This study aims to investigate the complex welding residual stress of high-strength steel thick plate with multi-pass welding, and examines the influence of such stress on the fracture behavior of welded joints.

Taking 75 mm thick Q690 high-strength steel thick plate as the research object, multi-pass butt welding and a corresponding welding experiment are carried out, and the longitudinal residual stress on the middle cross section is then measured by the contour method after cooling. Based on effective thermal elastic-plastic FE computation, properties such as the thermal cycle and microstructure evolution during the multi-pass welding of thick steel plate are represented. The uniaxial tension test and GTN damage model are combined to obtain the parameters of GTN model for Q690 high-strength steel plate, which are then used to examine the fracture behavior and stress-strain curves of the base metal and welded joint specimens.

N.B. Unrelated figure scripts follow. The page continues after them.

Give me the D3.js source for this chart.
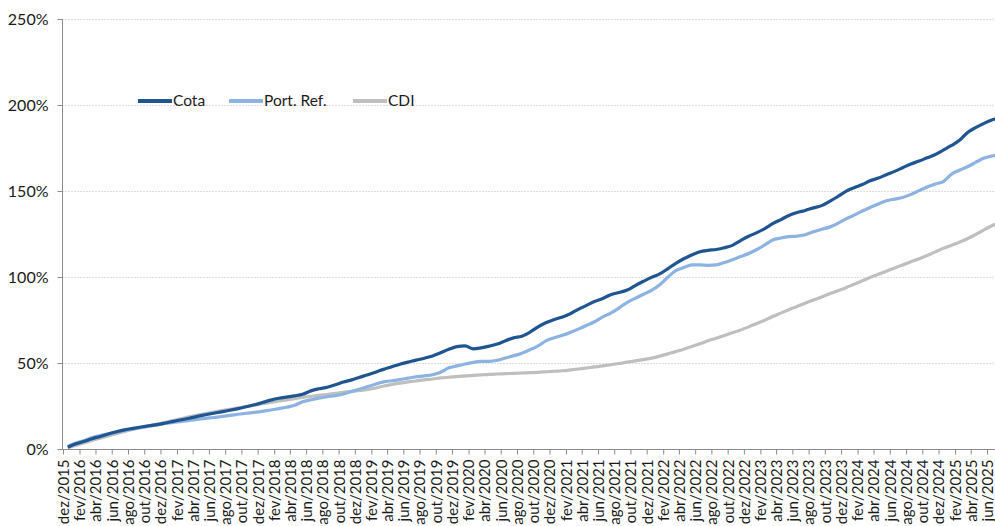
<!DOCTYPE html>
<html>
<head>
<meta charset="utf-8">
<script src="https://cdn.jsdelivr.net/npm/d3@7"></script>
<style>
  body { margin: 0; background: #fff; }
  .chart text { font-family: Lato, "Open Sans", sans-serif; fill: #1a1a1a; }
</style>
</head>
<body>
<div class="chart"></div>
<script>
const WIDTH = 995;
const HEIGHT = 526;
const LEFT = 62;
const TOP = 19;
const BOTTOM_Y = 449;

// monthly points, first one is dez/2015
const START_MONTH = new Date(2015, 11, 19);

const cota = [
  1.0, 3.0, 4.5, 6.0, 7.3, 8.7, 10.0, 11.1, 12.0, 12.8, 13.5, 14.2,
  15.1, 16.1, 17.0, 17.9, 19.0, 19.9, 20.8, 21.6, 22.5, 23.5, 24.6, 25.7,
  27.0, 28.4, 29.5, 30.2, 30.9, 31.8, 33.8, 35.0, 35.9, 37.3, 38.9, 40.2,
  41.7, 43.2, 44.8, 46.3, 47.8, 49.3, 50.5, 51.7, 52.8, 54.1, 56.0, 58.0,
  59.5, 59.9, 58.2, 58.8, 59.8, 61.0, 63.0, 64.6, 65.6, 68.0, 71.0, 73.5,
  75.3, 76.8, 78.8, 81.2, 83.5, 85.7, 87.5, 89.7, 91.0, 92.4, 95.0, 97.5,
  99.8, 101.8, 104.9, 107.8, 110.6, 112.8, 114.7, 115.5, 116.0, 117.0, 118.4, 121.2,
  123.7, 125.8, 128.3, 131.0, 133.4, 135.8, 137.5, 138.7, 140.2, 141.5, 144.0, 146.8,
  149.8, 151.9, 153.8, 155.9, 157.5, 159.5, 161.4, 163.5, 165.7, 167.4, 169.3, 171.2,
  173.8, 176.5, 179.6, 183.9, 186.8, 189.2, 191.3, 192.8
];

const portRef = [
  1.5, 3.5, 5.0, 6.6, 7.8, 8.9, 9.8, 10.8, 11.6, 12.4, 13.2, 14.0,
  14.8, 15.5, 16.0, 16.6, 17.2, 17.8, 18.3, 18.9, 19.5, 20.2, 20.8, 21.3,
  21.9, 22.7, 23.5, 24.3, 25.4, 27.5, 28.6, 29.6, 30.4, 31.0, 32.0, 33.4,
  34.8, 36.3, 37.8, 39.0, 39.7, 40.3, 41.2, 42.0, 42.5, 43.2, 44.6, 47.2,
  48.3, 49.4, 50.4, 50.9, 51.0, 51.6, 52.9, 54.2, 55.7, 57.7, 59.9, 63.0,
  64.7, 66.1, 67.9, 69.7, 71.8, 74.0, 76.8, 79.0, 82.0, 85.3, 87.6, 90.0,
  92.2, 95.5, 100.0, 103.5, 105.5, 107.0, 107.0, 106.8, 107.0, 108.4, 110.0, 111.9,
  113.7, 116.0, 118.8, 121.5, 122.7, 123.5, 123.8, 124.6, 126.3, 127.8, 129.0, 131.2,
  133.8, 136.0, 138.4, 140.4, 142.5, 144.3, 145.3, 146.2, 148.0, 150.2, 152.3, 154.1,
  155.5, 159.8, 162.2, 164.1, 166.6, 169.0, 170.3, 171.3
];

const cdi = [
  0.8, 2.2, 3.6, 5.0, 6.3, 7.6, 8.9, 10.2, 11.4, 12.5, 13.5, 14.5,
  15.5, 16.6, 17.7, 18.7, 19.7, 20.6, 21.5, 22.3, 23.1, 23.9, 24.7, 25.5,
  26.3, 27.1, 27.9, 28.6, 29.3, 30.0, 30.6, 31.2, 31.7, 32.3, 32.9, 33.5,
  34.0, 34.6, 35.5, 36.6, 37.5, 38.3, 39.0, 39.6, 40.2, 40.7, 41.3, 41.7,
  42.1, 42.5, 42.8, 43.1, 43.4, 43.6, 43.8, 44.0, 44.2, 44.4, 44.6, 44.9,
  45.2, 45.5, 46.0, 46.5, 47.1, 47.7, 48.3, 49.0, 49.7, 50.5, 51.2, 52.0,
  52.8, 54.0, 55.3, 56.6, 58.0, 59.6, 61.2, 62.9, 64.4, 66.0, 67.6, 69.2,
  71.0, 73.0, 75.0, 77.0, 79.0, 81.0, 82.9, 84.8, 86.6, 88.4, 90.2, 92.0,
  93.8, 95.8, 97.8, 99.7, 101.6, 103.4, 105.2, 107.0, 108.8, 110.6, 112.5, 114.6,
  116.7, 118.5, 120.3, 122.2, 124.7, 127.3, 129.8, 132.0
];

const seriesNames = ["Cota", "Port. Ref.", "CDI"];
const seriesColors = ["#1f5591", "#8db3e2", "#bfbfbf"];

const yTicks = [0, 50, 100, 150, 200, 250];

const monthLabels = ["jan", "fev", "mar", "abr", "mai", "jun", "jul", "ago", "set", "out", "nov", "dez"];
const tickLabels = [
  "dez/2015", "fev/2016", "abr/2016", "jun/2016", "ago/2016", "out/2016",
  "dez/2016", "fev/2017", "abr/2017", "jun/2017", "ago/2017", "out/2017",
  "dez/2017", "fev/2018", "abr/2018", "jun/2018", "ago/2018", "out/2018",
  "dez/2018", "fev/2019", "abr/2019", "jun/2019", "ago/2019", "out/2019",
  "dez/2019", "fev/2020", "abr/2020", "jun/2020", "ago/2020", "out/2020",
  "dez/2020", "fev/2021", "abr/2021", "jun/2021", "ago/2021", "out/2021",
  "dez/2021", "fev/2022", "abr/2022", "jun/2022", "ago/2022", "out/2022",
  "dez/2022", "fev/2023", "abr/2023", "jun/2023", "ago/2023", "out/2023",
  "dez/2023", "fev/2024", "abr/2024", "jun/2024", "ago/2024", "out/2024",
  "dez/2024", "fev/2025", "abr/2025", "jun/2025"
];

var parseTick = function(label) {
  var parts = label.split("/");
  return new Date(+parts[1], monthLabels.indexOf(parts[0]), 1);
};

var tickDates = tickLabels.map(parseTick);

var xScale = d3.scaleTime()
  .domain([tickDates[0], tickDates[tickDates.length - 1]])
  .range([63, 987]);

var yScale = d3.scaleLinear()
  .domain([0, 250])
  .range([BOTTOM_Y, TOP]);

var dates = cota.map(function(d, i) { return d3.timeMonth.offset(START_MONTH, i); });

var svg = d3.select(".chart").append("svg")
  .attr("width", WIDTH)
  .attr("height", HEIGHT);

// gridlines
svg.append("g").selectAll("line")
  .data(yTicks.slice(1))
  .enter().append("line")
  .attr("x1", LEFT).attr("x2", WIDTH)
  .attr("y1", function(d) { return yScale(d) + 0.5; })
  .attr("y2", function(d) { return yScale(d) + 0.5; })
  .attr("stroke", "#dedede")
  .attr("stroke-dasharray", "2,1");

// y axis
var yAxis = d3.axisLeft(yScale)
  .tickValues(yTicks)
  .tickSize(5)
  .tickPadding(9)
  .tickFormat(function(d) { return d + "%"; });

var gy = svg.append("g")
  .attr("transform", "translate(" + (LEFT + 0.5) + ",0)")
  .call(yAxis);
gy.select(".domain").attr("stroke", "#8c8c8c").attr("d", "M0," + TOP + "V" + BOTTOM_Y);
gy.selectAll(".tick line").attr("stroke", "#8c8c8c");
gy.selectAll(".tick text").style("font-size", "16px").attr("fill", "#1a1a1a");

// x axis
var xAxis = d3.axisBottom(xScale)
  .tickValues(tickDates)
  .tickSize(5)
  .tickFormat(function(d, i) { return tickLabels[i]; });

var gx = svg.append("g")
  .attr("transform", "translate(0," + (BOTTOM_Y + 0.5) + ")")
  .call(xAxis);
gx.select(".domain").attr("stroke", "#8c8c8c").attr("d", "M" + LEFT + ",0H" + WIDTH);
gx.selectAll(".tick line").attr("stroke", "#8c8c8c");
gx.selectAll(".tick text")
  .style("font-size", "15px")
  .attr("fill", "#1a1a1a")
  .attr("text-anchor", "end")
  .attr("transform", "rotate(-90)")
  .attr("x", -10)
  .attr("y", 0)
  .attr("dy", "0.36em");

// lines
var allSeries = [cota, portRef, cdi];
var line = d3.line()
  .x(function(d, i) { return xScale(dates[i]); })
  .y(function(d) { return yScale(d); })
  .curve(d3.curveMonotoneX);

svg.append("g").selectAll("path")
  .data(allSeries.slice().reverse())
  .enter().append("path")
  .attr("d", line)
  .attr("fill", "none")
  .attr("stroke", function(d, i) { return seriesColors[2 - i]; })
  .attr("stroke-width", 3.2)
  .attr("stroke-linejoin", "round");

// legend
var legendX = [138, 229, 353];
var legend = svg.append("g").selectAll("g")
  .data(seriesNames)
  .enter().append("g")
  .attr("transform", function(d, i) { return "translate(" + legendX[i] + ",101)"; });

legend.append("line")
  .attr("x1", 0).attr("x2", 34)
  .attr("stroke", function(d, i) { return seriesColors[i]; })
  .attr("stroke-width", 4);

legend.append("text")
  .attr("x", 35)
  .attr("dy", "0.35em")
  .style("font-size", "15.5px")
  .text(function(d) { return d; });
</script>
</body>
</html>
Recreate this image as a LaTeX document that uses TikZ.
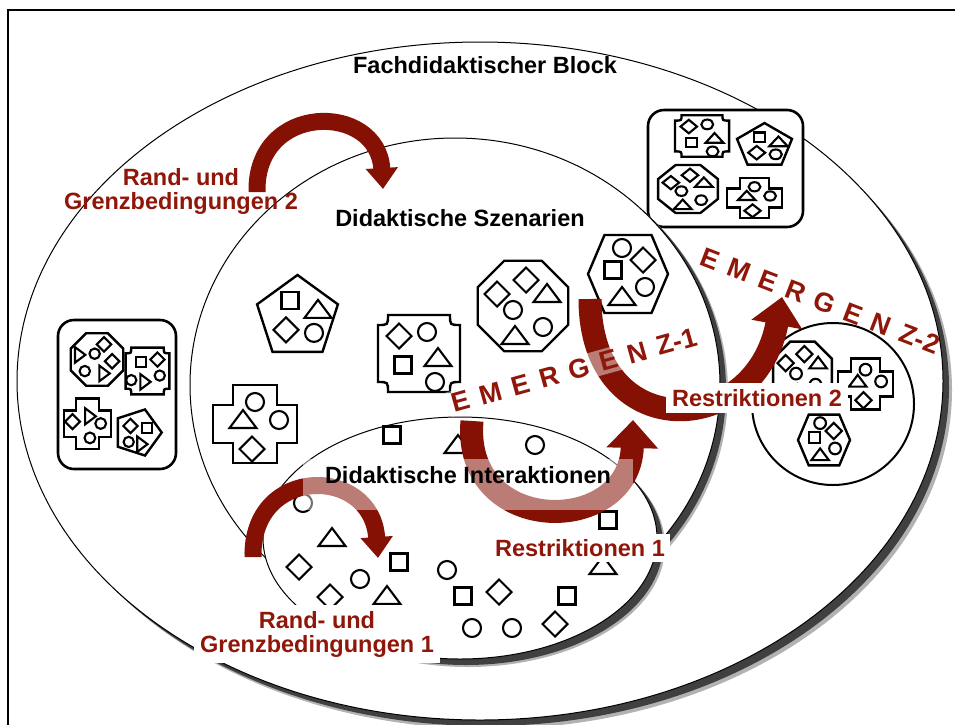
\documentclass[tikz,border=0pt]{standalone}
\usepackage{fontspec}
\setmainfont{Liberation Sans}
\usetikzlibrary{arrows.meta}
\definecolor{emred}{RGB}{143,22,8}
\definecolor{arrred}{RGB}{132,17,4}
\newcommand{\emfont}{\fontsize{27}{29}\selectfont\bfseries\spaceskip=11pt\relax}
\newcommand{\sqshape}[1]{\draw[shp] (#1) +(-8.5,-8.5) rectangle +(8.5,8.5);}
\newcommand{\trishape}[1]{\draw[shp] (#1) +(-13.5,8) -- +(13.5,8) -- +(0,-10) -- cycle;}
\newcommand{\circshape}[1]{\draw[shp] (#1) circle[radius=9];}
\newcommand{\dmdshape}[1]{\draw[shp] (#1) +(0,-12.5) -- +(12.5,0) -- +(0,12.5) -- +(-12.5,0) -- cycle;}
\tikzset{
  shp/.style={line width=2.1pt},
  cont/.style={line width=2.4pt,fill=white},
  lbl/.style={font=\fontsize{23.5}{24}\selectfont\bfseries,align=center},
  redlbl/.style={lbl,text=emred},
  thinarr/.style={draw=arrred,line width=17pt,-{Triangle[width=31pt,length=21pt]}},
  thickarr/.style={draw=arrred,line width=23pt,-{Triangle[width=50pt,length=28pt]}},
  penta/.pic={
    \draw[cont] (-90:42.5) -- (-18:42.5) -- (54:42.5) -- (126:42.5) -- (198:42.5) -- cycle;
    \sqshape{-7.5,-16.6}
    \trishape{20.5,-7.6}
    \dmdshape{-11.5,12.4}
    \circshape{16.5,15.4}
  },
  octa/.pic={
    \draw[cont] (22.5:49) -- (67.5:49) -- (112.5:49) -- (157.5:49) -- (202.5:49) -- (247.5:49) -- (292.5:49) -- (337.5:49) -- cycle;
    \dmdshape{-26,-12}
    \dmdshape{3,-26}
    \trishape{24,-12}
    \circshape{-10,4}
    \circshape{20,21}
    \trishape{-8,30}
  },
  hexa/.pic={
    \draw[cont] (-40,0) -- (-23.5,-39) -- (23.5,-39) -- (40,0) -- (23.5,39) -- (-23.5,39) -- cycle;
    \circshape{-6,-26}
    \dmdshape{15,-14}
    \sqshape{-15,-4}
    \circshape{17,13}
    \trishape{-6,23}
  },
  cross/.pic={
    \draw[cont] (-22,-39) -- (22,-39) -- (22,-19) -- (42,-19) -- (42,19) -- (22,19) -- (22,39) -- (-22,39) -- (-22,19) -- (-42,19) -- (-42,-19) -- (-22,-19) -- cycle;
    \circshape{0,-22}
    \trishape{-12,-4}
    \circshape{24,-4}
    \dmdshape{-3,25}
  },
  plaque/.pic={
    \draw[cont] (-31,-38.5) -- (31,-38.5) .. controls (31,-28.5) .. (41,-28.5) -- (41,28.5) .. controls (31,28.5) .. (31,38.5) -- (-31,38.5) .. controls (-31,28.5) .. (-41,28.5) -- (-41,-28.5) .. controls (-31,-28.5) .. (-31,-38.5) -- cycle;
    \dmdshape{-20,-17.5}
    \circshape{8,-21.5}
    \sqshape{-16,11.5}
    \trishape{19,4.5}
    \circshape{16,28.5}
  }
}
\begin{document}
\begin{tikzpicture}[x=1pt,y=-1pt]
\useasboundingbox (0,0) rectangle (955,724);
\clip (0,0) rectangle (955,724);
\draw[line width=2.5pt] (8,10) rectangle (990,760);
\fill[black!30] (489,390) ellipse[x radius=463,y radius=339];
\fill[black!75] (486,387) ellipse[x radius=463,y radius=339];
\draw[line width=1pt,fill=white] (480,381) ellipse[x radius=463,y radius=339];
\node[lbl] (fachblock) at (485,65) {Fachdidaktischer Block};
\draw[cont,line width=2.6pt,rounded corners=16pt] (648,110) rectangle (803,227);
\pic[xscale=.66,yscale=.54] at (702,136) {plaque};
\pic[xscale=.68,yscale=.54] at (764.5,146) {penta};
\pic[xscale=.66,yscale=.53] at (688,189) {octa};
\pic[xscale=.65,yscale=.51] at (754.5,198) {cross};
\draw[cont,line width=2.6pt,rounded corners=16pt] (58,320) rectangle (176,469);
\pic[scale=.58,rotate=-90] at (97,359.5) {octa};
\pic[scale=.57,rotate=-90] at (147.5,371) {plaque};
\pic[scale=.6,rotate=-90] at (87.5,423.5) {cross};
\pic[scale=.57,rotate=-90] at (137.5,432.5) {penta};
\fill[black!30] (463,392) ellipse[x radius=265,y radius=247];
\fill[black!75] (461,390) ellipse[x radius=265,y radius=247];
\draw[line width=1pt,fill=white] (455,385) ellipse[x radius=265,y radius=247];
\node[lbl] (szenarien) at (460,218) {Didaktische Szenarien};
\pic at (297.5,317.5) {penta};
\pic at (255,424) {cross};
\pic at (419,353.5) {plaque};
\pic at (523,306) {octa};
\pic at (628,274) {hexa};
\draw[line width=2pt,fill=white] (833,404) circle[radius=81];
\pic[scale=.65] at (802.5,371) {octa};
\pic[scale=.65] at (865.5,384) {cross};
\pic[scale=.65] at (824,440) {hexa};
\fill[black!30] (468,546) ellipse[x radius=197,y radius=121];
\fill[black!75] (466,544) ellipse[x radius=197,y radius=121];
\draw[line width=1pt,fill=white] (460,538) ellipse[x radius=197,y radius=121];
\sqshape{392,435}
\trishape{458,445}
\circshape{535,445}
\circshape{303,503}
\trishape{332,538}
\dmdshape{299,567}
\sqshape{399,562}
\circshape{360,579}
\dmdshape{330,597}
\trishape{387,596}
\circshape{447,570}
\sqshape{463,596}
\dmdshape{499,592}
\circshape{472,628}
\circshape{512,628}
\dmdshape{555,624}
\sqshape{567,596}
\sqshape{608,520}
\trishape{603,566}
\coordinate (a2s) at (257,192);
\coordinate (a2e) at (383,189);
\coordinate (a1s) at (253,557);
\coordinate (a1e) at (378,558);
\coordinate (r1s) at (472,421);
\coordinate (r1e) at (633,420);
\coordinate (r2s) at (590,299);
\coordinate (r2e) at (782,297);
\draw[thinarr] (a2s) .. controls (255,102) and (378,102) .. (a2e);
\draw[thinarr] (a1s) .. controls (251,465) and (372,465) .. (a1e);
\draw[thickarr] (r1s) .. controls (462,537) and (630,537) .. (r1e);
\draw[thickarr] (r2s) .. controls (590,445) and (755,440) .. (r2e);
\node[lbl,anchor=base,fill=white,fill opacity=.45,text opacity=1,text height=24pt,text depth=27pt,inner xsep=22pt,inner ysep=0pt] (interaktionen) at (468,483) {Didaktische Interaktionen};
\node[redlbl] (rand2) at (181,191) {Rand- und\\Grenzbedingungen 2};
\node[redlbl,fill=white,inner sep=6pt] (rand1) at (317,634) {Rand- und\\Grenzbedingungen 1};
\node[redlbl,fill=white,inner sep=5pt] (restr1) at (580,548) {Restriktionen 1};
\node[redlbl,fill=white,inner sep=6pt] (restr2) at (757,398) {Restriktionen 2};
\node[text=emred,font=\emfont,rotate=15.5,fill=white,fill opacity=.45,text opacity=1,inner sep=3pt] (emerg1) at (574,370) {E M E R G E N Z-1};
\node[text=emred,font=\emfont,rotate=-21] (emerg2) at (820,301) {E M E R G E N Z-2};
\end{tikzpicture}
\end{document}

The predicted shape of the weld pool and the content of the metallographic phase show good agreement with the measured data. After considering the solid phase transformation during welding and initial stress due to rolling, the longitudinal and transverse residual stresses are in good agreement with the measured results. Moreover, the fracture behavior of the welded joints is also investigated while considering welding micro defects and transverse residual stress, and the mechanical mechanism of welding residual stress is clarified.

The results of this study can provide valuable references for the evaluation of the residual stress and fracture behavior of welded joints in high-strength steel thick plate .